Back in February, I kicked off a multitasking series here at WU. I had been struggling with focus–even reading novel-length fiction had become a challenge–and I could easily point to multitasking as at least a part of the problem. No small problem, either; focus might be the most valuable asset we have as creative individuals. You know this, I know this, and yet we regularly find ourselves doing too much. Often, we aren’t sure what has happened with our hours, and every day seems the same. Lost time. Lost opportunities. Lost stories. One Groundhog Day after another and an endless winter of creative discontent.
For me, becoming incensed about something often leads to change. Once I read that multitasking had been linked with a reduction of brain matter, I became a little riled up.
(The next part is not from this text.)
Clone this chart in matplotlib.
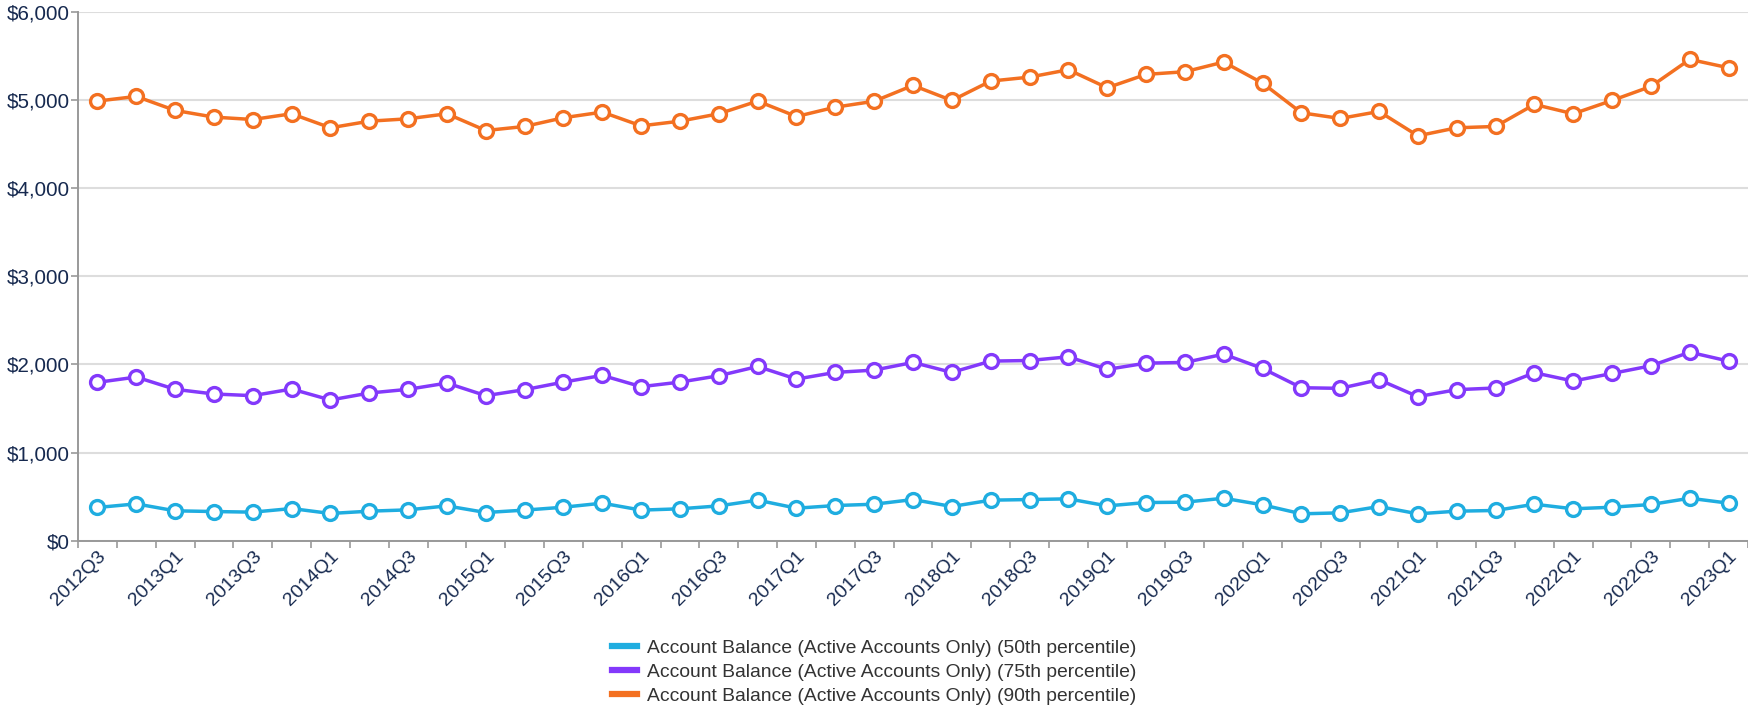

And from the outpouring of comments on that first post, you did as well.
Over the last several months, we’ve talked about the value of organizing your mind and desk, with hat tips to several valuable resources, including Diigo, Dropbox, and Pocket. We’ve explored Stephen Covey’s quadrant approach for managing time. We’ve discussed different kinds of attention, and the exhaustion of mind that sets in when too many things stake a claim on our time at once (Directed Attention Fatigue). We’ve talked about minimizing unnecessary thought-intruders.
But we haven’t fully explored Attention Restoration Theory–the idea that you can find your way back to a more energized self.
Meditation, which we talked about last month via my interview with Leo Babauta, definitely falls under this category. Today, I’m going to wrap the series with a few additional powerhouse habits you might consider adopting, things that may help you with focus and energy, and counter the worst effects of multitasking.
Reconnect with Nature.
Once upon a time, five neuroscientists went on a canoeing trip in Utah to explore an idea. . . What would happen to their hopping minds when they were isolated, without the Internet, in the wilderness?
Turns out, they were antsy. Until the third day.
On the third day, the sense of urgency that had been gnawing at them, demanding that they get back to their phones and desks and waiting email, faded. They slept better, and felt far more relaxed and focused on the now. It’s what NPR reporter Matt Richtel, who joined the scientists, dubbed the three-day effect.
It seems that the part of the mind that is ever on the lookout for the Next Exciting Thing may be happy enough to focus on trees and birds and cattails and sunsets. And temporarily muting that jabbery, thrill-seeking part of the brain may be enough to help reconnect us with our lost energy stores.